Retype nothing but the lines from the start of the material up to and including the line with "0.993, 0.995, 0.997]". Pictures don't belong in the copy.

START

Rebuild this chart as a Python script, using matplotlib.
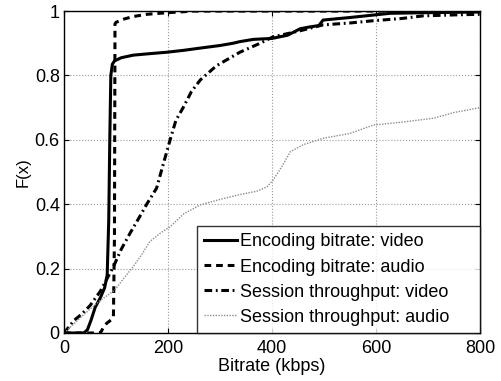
import matplotlib
matplotlib.use("Agg")
import matplotlib.pyplot as plt

plt.rcParams['font.family'] = ['Liberation Sans', 'DejaVu Sans']

# encoding bitrate: video
enc_v_x = [0, 38, 45, 52, 60, 70, 78, 83, 86, 88, 90, 93, 97, 110, 133, 160, 197, 230, 262, 300, 325, 338, 364, 400, 430, 454, 470, 490, 498, 550, 627, 700, 800]
enc_v_y = [0, 0, 0.01, 0.04, 0.08, 0.11, 0.14, 0.18, 0.35, 0.6, 0.8, 0.835, 0.845, 0.855, 0.863, 0.867, 0.872, 0.878, 0.885, 0.893, 0.9, 0.905, 0.912, 0.915, 0.925, 0.945, 0.95, 0.955, 0.972, 0.98, 0.993, 0.995, 0.997]

# encoding bitrate: audio
enc_a_x = [0, 70, 75, 82, 90, 95, 97, 98, 100, 115, 133, 160, 200, 250, 800]
enc_a_y = [0, 0, 0.015, 0.03, 0.04, 0.05, 0.3, 0.96, 0.965, 0.975, 0.983, 0.99, 0.995, 1.0, 1.0]

# session throughput: video
ses_v_x = [0, 10, 20, 35, 50, 70, 95, 110, 127, 145, 159, 178, 190, 204, 215, 229, 245, 262, 293, 338, 377, 402, 430, 457, 498, 550, 595, 650, 690, 750, 800]
ses_v_y = [0, 0.02, 0.04, 0.06, 0.085, 0.13, 0.206, 0.26, 0.31, 0.36, 0.40, 0.45, 0.52, 0.6, 0.66, 0.70, 0.75, 0.786, 0.83, 0.872, 0.9, 0.92, 0.93, 0.94, 0.957, 0.963, 0.97, 0.977, 0.985, 0.988, 0.99]

# session throughput: audio
ses_a_x = [0, 20, 40, 69, 98, 115, 133, 150, 165, 185, 204, 230, 262, 300, 338, 370, 390, 402, 420, 435, 460, 499, 550, 595, 650, 710, 750, 800]
ses_a_y = [0, 0.03, 0.06, 0.10, 0.134, 0.17, 0.206, 0.245, 0.284, 0.31, 0.33, 0.37, 0.398, 0.415, 0.43, 0.44, 0.454, 0.475, 0.52, 0.563, 0.585, 0.605, 0.62, 0.646, 0.655, 0.667, 0.685, 0.70]

fig = plt.figure(figsize=(5.02, 3.81), dpi=100)
ax = fig.add_axes([0.1275, 0.126, 0.829, 0.845])

ax.plot(enc_v_x, enc_v_y, color='black', lw=2.2, ls='-', label='Encoding bitrate: video')
ax.plot(enc_a_x, enc_a_y, color='black', lw=2.2, ls=(0, (2.2, 1.6)), label='Encoding bitrate: audio')
ax.plot(ses_v_x, ses_v_y, color='black', lw=2.2, ls=(0, (2.5, 1.2, 0.6, 1.2)), label='Session throughput: video')
ax.plot(ses_a_x, ses_a_y, color='0.55', lw=1, ls=(0, (1, 1)), label='Session throughput: audio')

ax.set_xlim(0, 800)
ax.set_ylim(0, 1)
ax.set_xticks([0, 200, 400, 600, 800])
ax.set_yticks([0, 0.2, 0.4, 0.6, 0.8, 1])
ax.set_yticklabels(['0', '0.2', '0.4', '0.6', '0.8', '1'])
ax.tick_params(direction='in', top=True, right=True, labelsize=13)
ax.tick_params(axis='x', pad=5)
ax.tick_params(axis='y', pad=3)
ax.grid(True, color='0.6', ls=':', lw=0.8)
ax.set_xlabel('Bitrate (kbps)', fontsize=13, labelpad=1)
ax.set_ylabel('F(x)', fontsize=12, labelpad=3)
for s in ax.spines.values():
    s.set_linewidth(1)

leg = ax.legend(loc='lower left', bbox_to_anchor=(0.32, 0, 0.68, 0.335), mode='expand',
                fontsize=13, frameon=True, fancybox=False,
                edgecolor='black', borderaxespad=0, handlelength=1.8,
                handletextpad=0.15, labelspacing=0.45, borderpad=0.4)
leg.get_frame().set_linewidth(1)

fig.savefig('out.png', dpi=100)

END

REPLY TO THE EXERCISE:
Rebuild this chart as a Python script, using matplotlib.
import matplotlib
matplotlib.use("Agg")
import matplotlib.pyplot as plt

plt.rcParams['font.family'] = ['Liberation Sans', 'DejaVu Sans']

# encoding bitrate: video
enc_v_x = [0, 38, 45, 52, 60, 70, 78, 83, 86, 88, 90, 93, 97, 110, 133, 160, 197, 230, 262, 300, 325, 338, 364, 400, 430, 454, 470, 490, 498, 550, 627, 700, 800]
enc_v_y = [0, 0, 0.01, 0.04, 0.08, 0.11, 0.14, 0.18, 0.35, 0.6, 0.8, 0.835, 0.845, 0.855, 0.863, 0.867, 0.872, 0.878, 0.885, 0.893, 0.9, 0.905, 0.912, 0.915, 0.925, 0.945, 0.95, 0.955, 0.972, 0.98, 0.993, 0.995, 0.997]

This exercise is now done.